“Securing America,” one of the scheduled topics in tonight’s presidential-candidate debate between Hillary Clinton and Donald Trump, is also one of the top concerns for PutinTrump.org. We expect that either moderator Lester Holt or the candidates themselves will raise two key issues under this theme – and the responses will be worlds apart.
Here’s what we’re looking for, and the kinds of answers we are likely to hear:
1) Emails, cyber crime and the election. While we expect that questions around Clinton’s emails and servers during her time as Secretary of State will be raised in the debate, the security questions around her emails have already been vetted by Congress and the FBI, and no charges were filed. A far more serious risk should be discussed tonight: the Russian hacking of the Democratic National Committee’s email system, as well as electoral systems in Arizona and Illinois.
The FBI is just beginning to investigate the Russian hacking and subsequent leaks of stolen emails from the DNC and officials such as former Chairman of the Joint Chief of Staff Colin Powell. It is believed that this unprecedented Russian interference into the U.S election is on behalf of Trump. The FBI has high confidence that Russia is behind the stolen emails.
Trump has explicitly welcomed hacking by a foreign state. According to the New York Times, Trump said “he hoped Russian intelligence services had successfully hacked Hillary Clinton’s email, and encouraged them to publish whatever they may have stolen, essentially urging a foreign adversary to conduct cyber espionage against a former secretary of state.” Trump has suggested that additional hacked email revelations will emerge before the Nov. 8 election.
During the debate, Trump will either repeat his pro-hacking statements or try to deny what he said and distance himself from his previous often-repeated statements in praise of Russian leader Vladimir Putin and inviting more hacking. In that case, he makes a clear flip-flop on his position. No matter his response, Trump’s position on Russian interference in the U.S. election, as well as his flattery of Putin, raise critical national security questions, and moderator Holt should hold Trump to account.

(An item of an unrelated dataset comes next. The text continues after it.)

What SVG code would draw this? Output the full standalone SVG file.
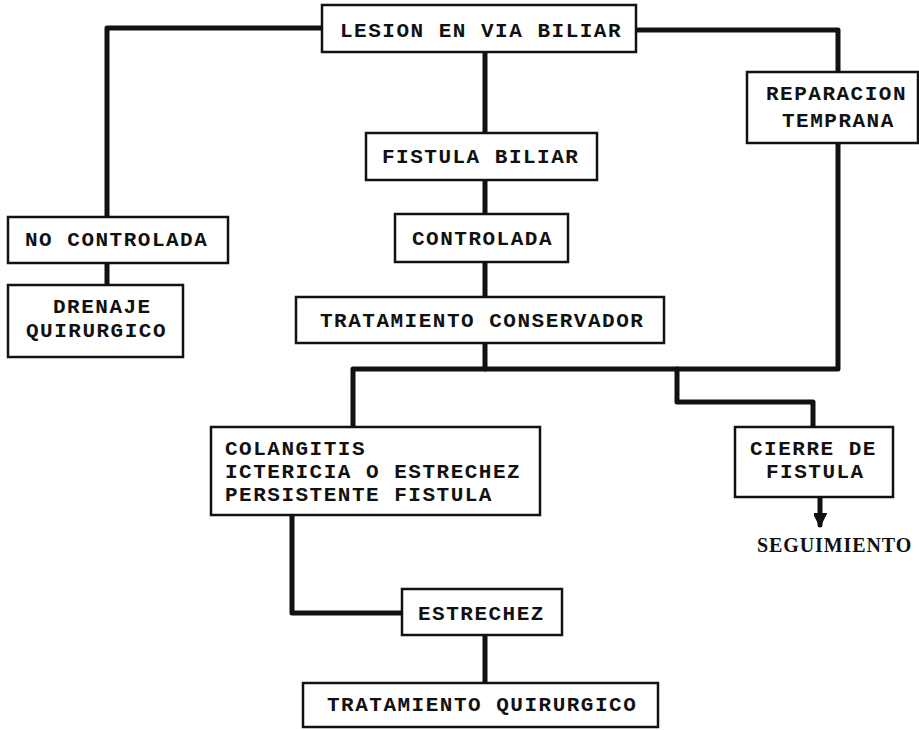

For Clinton’s part, she has called Russian interference in U.S. elections “a threat from an adversarial foreign power.” Expect her to stay firm to this position in the debate: Cyber espionage and Russian hacking has no place in the U.S. election and should be appalling for all citizens.
2) NATO. We agree with The New York Times, which says Trump should be asked about NATO:
“The North Atlantic Treaty Organization is the alliance between the United States and 27 other countries, including the three Baltic States: Lithuania, Latvia and Estonia. Article 5 of its charter explicitly states that an attack on one member should be considered an attack on all. You have praised President Vladimir V. Putin, vowing to fashion better relations with Russia. But if, as he did in Crimea and eastern Ukraine, Mr. Putin intervened militarily in one of the Baltic States, would you favor invoking NATO’s Article 5 and sending forces to counter Russia?”
Trump has implied that he might not honor the long-standing U.S. commitment to NATO members. And he has said his response to a possible Baltic invasion by Russia won’t be an automatic “we’ll protect you.” Instead, Trump’s actions would depend on whether or not the NATO member is current on its defense spending commitments. Such an approach would cripple speedy action by the NATO alliance, much to the delight of Putin.
Trump will either have to backtrack, and finally support NATO – a clear flip-flop – or stick with his position along lines that favor Putin and Russia’s national interests.
Clinton has consistently said the U.S. should honor its commitment to NATO members. NATO came to the aid of the United States after 9/11, after all. Such a clear posture of deterrence has largely kept the peace in Europe and the alliance strong for nearly 70 years.
Tonight, look for Trump is likely to resort to outright denials of his previous statements or to flip his positions entirely. Either way, where does Trump really stand on the issues that most impact U.S. security? What would he actually do in office? In terms of the most important questions around “Securing America,” voters can’t trust anything he says.